+++ Provided data +++

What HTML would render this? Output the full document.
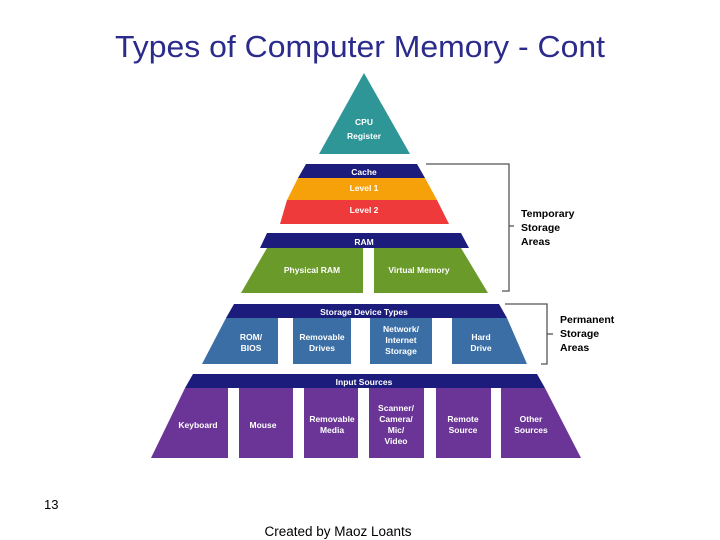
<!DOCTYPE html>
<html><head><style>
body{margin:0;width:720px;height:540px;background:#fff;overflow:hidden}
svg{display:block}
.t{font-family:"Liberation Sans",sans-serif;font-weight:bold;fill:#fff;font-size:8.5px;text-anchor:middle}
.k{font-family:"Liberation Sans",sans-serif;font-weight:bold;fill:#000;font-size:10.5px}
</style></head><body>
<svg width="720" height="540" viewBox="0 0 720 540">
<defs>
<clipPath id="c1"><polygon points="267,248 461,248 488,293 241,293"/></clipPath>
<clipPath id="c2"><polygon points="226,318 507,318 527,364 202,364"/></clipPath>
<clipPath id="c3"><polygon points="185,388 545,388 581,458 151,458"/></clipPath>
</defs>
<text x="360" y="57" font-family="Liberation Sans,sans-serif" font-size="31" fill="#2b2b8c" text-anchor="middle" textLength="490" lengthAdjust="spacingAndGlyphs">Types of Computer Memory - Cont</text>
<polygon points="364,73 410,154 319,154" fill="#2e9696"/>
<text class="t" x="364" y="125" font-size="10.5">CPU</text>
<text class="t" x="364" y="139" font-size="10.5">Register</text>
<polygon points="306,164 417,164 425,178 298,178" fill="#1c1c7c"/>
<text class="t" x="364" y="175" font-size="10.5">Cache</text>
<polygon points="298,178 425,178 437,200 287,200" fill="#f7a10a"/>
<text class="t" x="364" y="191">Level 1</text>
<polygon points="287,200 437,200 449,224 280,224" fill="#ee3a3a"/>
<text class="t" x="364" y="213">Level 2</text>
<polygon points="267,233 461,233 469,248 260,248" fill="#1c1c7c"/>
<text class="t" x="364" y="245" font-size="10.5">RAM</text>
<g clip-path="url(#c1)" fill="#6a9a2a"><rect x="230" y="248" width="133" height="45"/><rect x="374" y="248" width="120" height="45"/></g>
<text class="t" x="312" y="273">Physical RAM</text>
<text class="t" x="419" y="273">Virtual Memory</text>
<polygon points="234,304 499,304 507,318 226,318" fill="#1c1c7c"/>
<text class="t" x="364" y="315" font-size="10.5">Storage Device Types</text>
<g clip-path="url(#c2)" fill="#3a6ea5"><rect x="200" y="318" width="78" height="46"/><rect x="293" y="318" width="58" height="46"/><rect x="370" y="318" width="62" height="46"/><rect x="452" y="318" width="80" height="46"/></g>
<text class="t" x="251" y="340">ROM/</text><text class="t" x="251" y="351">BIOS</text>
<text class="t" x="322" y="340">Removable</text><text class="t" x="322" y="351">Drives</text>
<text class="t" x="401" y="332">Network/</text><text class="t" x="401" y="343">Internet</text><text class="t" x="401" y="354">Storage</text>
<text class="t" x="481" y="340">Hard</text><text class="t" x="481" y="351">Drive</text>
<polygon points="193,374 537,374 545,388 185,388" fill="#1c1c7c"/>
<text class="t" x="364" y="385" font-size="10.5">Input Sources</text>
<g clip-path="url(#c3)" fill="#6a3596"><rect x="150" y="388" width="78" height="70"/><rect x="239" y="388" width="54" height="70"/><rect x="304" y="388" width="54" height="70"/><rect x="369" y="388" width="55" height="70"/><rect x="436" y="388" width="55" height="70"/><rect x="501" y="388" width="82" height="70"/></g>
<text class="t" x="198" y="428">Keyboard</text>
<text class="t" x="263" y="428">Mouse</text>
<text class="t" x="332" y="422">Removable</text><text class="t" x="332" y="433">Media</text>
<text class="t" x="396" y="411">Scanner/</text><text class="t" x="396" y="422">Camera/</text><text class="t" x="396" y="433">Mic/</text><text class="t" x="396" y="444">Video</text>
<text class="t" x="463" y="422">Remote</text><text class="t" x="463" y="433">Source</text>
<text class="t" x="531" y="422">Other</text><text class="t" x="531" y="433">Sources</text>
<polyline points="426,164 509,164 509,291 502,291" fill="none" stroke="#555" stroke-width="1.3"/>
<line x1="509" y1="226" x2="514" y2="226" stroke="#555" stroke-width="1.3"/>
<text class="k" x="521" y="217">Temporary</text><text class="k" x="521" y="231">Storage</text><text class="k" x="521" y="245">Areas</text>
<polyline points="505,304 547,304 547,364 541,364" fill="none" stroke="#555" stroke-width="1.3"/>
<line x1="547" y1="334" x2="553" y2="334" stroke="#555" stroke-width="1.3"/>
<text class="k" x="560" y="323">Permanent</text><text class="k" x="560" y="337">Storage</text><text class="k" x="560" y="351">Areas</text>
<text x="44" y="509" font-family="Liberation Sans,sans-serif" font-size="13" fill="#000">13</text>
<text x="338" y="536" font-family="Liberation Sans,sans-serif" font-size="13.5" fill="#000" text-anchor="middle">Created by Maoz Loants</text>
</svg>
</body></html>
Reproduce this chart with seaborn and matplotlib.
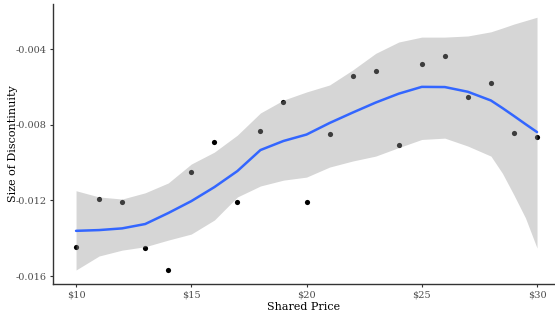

+++

Written task
Output the entries above exactly. Drop the pictures.

Exercise answer
What HTML would render this? Output the full document.
<!DOCTYPE html>
<html><head><style>
body{margin:0;width:720px;height:540px;background:#fff;overflow:hidden}
svg{display:block}
.t{font-family:"Liberation Sans",sans-serif;font-weight:bold;fill:#fff;font-size:8.5px;text-anchor:middle}
.k{font-family:"Liberation Sans",sans-serif;font-weight:bold;fill:#000;font-size:10.5px}
</style></head><body>
<svg width="720" height="540" viewBox="0 0 720 540">
<defs>
<clipPath id="c1"><polygon points="267,248 461,248 488,293 241,293"/></clipPath>
<clipPath id="c2"><polygon points="226,318 507,318 527,364 202,364"/></clipPath>
<clipPath id="c3"><polygon points="185,388 545,388 581,458 151,458"/></clipPath>
</defs>
<text x="360" y="57" font-family="Liberation Sans,sans-serif" font-size="31" fill="#2b2b8c" text-anchor="middle" textLength="490" lengthAdjust="spacingAndGlyphs">Types of Computer Memory - Cont</text>
<polygon points="364,73 410,154 319,154" fill="#2e9696"/>
<text class="t" x="364" y="125" font-size="10.5">CPU</text>
<text class="t" x="364" y="139" font-size="10.5">Register</text>
<polygon points="306,164 417,164 425,178 298,178" fill="#1c1c7c"/>
<text class="t" x="364" y="175" font-size="10.5">Cache</text>
<polygon points="298,178 425,178 437,200 287,200" fill="#f7a10a"/>
<text class="t" x="364" y="191">Level 1</text>
<polygon points="287,200 437,200 449,224 280,224" fill="#ee3a3a"/>
<text class="t" x="364" y="213">Level 2</text>
<polygon points="267,233 461,233 469,248 260,248" fill="#1c1c7c"/>
<text class="t" x="364" y="245" font-size="10.5">RAM</text>
<g clip-path="url(#c1)" fill="#6a9a2a"><rect x="230" y="248" width="133" height="45"/><rect x="374" y="248" width="120" height="45"/></g>
<text class="t" x="312" y="273">Physical RAM</text>
<text class="t" x="419" y="273">Virtual Memory</text>
<polygon points="234,304 499,304 507,318 226,318" fill="#1c1c7c"/>
<text class="t" x="364" y="315" font-size="10.5">Storage Device Types</text>
<g clip-path="url(#c2)" fill="#3a6ea5"><rect x="200" y="318" width="78" height="46"/><rect x="293" y="318" width="58" height="46"/><rect x="370" y="318" width="62" height="46"/><rect x="452" y="318" width="80" height="46"/></g>
<text class="t" x="251" y="340">ROM/</text><text class="t" x="251" y="351">BIOS</text>
<text class="t" x="322" y="340">Removable</text><text class="t" x="322" y="351">Drives</text>
<text class="t" x="401" y="332">Network/</text><text class="t" x="401" y="343">Internet</text><text class="t" x="401" y="354">Storage</text>
<text class="t" x="481" y="340">Hard</text><text class="t" x="481" y="351">Drive</text>
<polygon points="193,374 537,374 545,388 185,388" fill="#1c1c7c"/>
<text class="t" x="364" y="385" font-size="10.5">Input Sources</text>
<g clip-path="url(#c3)" fill="#6a3596"><rect x="150" y="388" width="78" height="70"/><rect x="239" y="388" width="54" height="70"/><rect x="304" y="388" width="54" height="70"/><rect x="369" y="388" width="55" height="70"/><rect x="436" y="388" width="55" height="70"/><rect x="501" y="388" width="82" height="70"/></g>
<text class="t" x="198" y="428">Keyboard</text>
<text class="t" x="263" y="428">Mouse</text>
<text class="t" x="332" y="422">Removable</text><text class="t" x="332" y="433">Media</text>
<text class="t" x="396" y="411">Scanner/</text><text class="t" x="396" y="422">Camera/</text><text class="t" x="396" y="433">Mic/</text><text class="t" x="396" y="444">Video</text>
<text class="t" x="463" y="422">Remote</text><text class="t" x="463" y="433">Source</text>
<text class="t" x="531" y="422">Other</text><text class="t" x="531" y="433">Sources</text>
<polyline points="426,164 509,164 509,291 502,291" fill="none" stroke="#555" stroke-width="1.3"/>
<line x1="509" y1="226" x2="514" y2="226" stroke="#555" stroke-width="1.3"/>
<text class="k" x="521" y="217">Temporary</text><text class="k" x="521" y="231">Storage</text><text class="k" x="521" y="245">Areas</text>
<polyline points="505,304 547,304 547,364 541,364" fill="none" stroke="#555" stroke-width="1.3"/>
<line x1="547" y1="334" x2="553" y2="334" stroke="#555" stroke-width="1.3"/>
<text class="k" x="560" y="323">Permanent</text><text class="k" x="560" y="337">Storage</text><text class="k" x="560" y="351">Areas</text>
<text x="44" y="509" font-family="Liberation Sans,sans-serif" font-size="13" fill="#000">13</text>
<text x="338" y="536" font-family="Liberation Sans,sans-serif" font-size="13.5" fill="#000" text-anchor="middle">Created by Maoz Loants</text>
</svg>
</body></html>
Reproduce this chart with seaborn and matplotlib.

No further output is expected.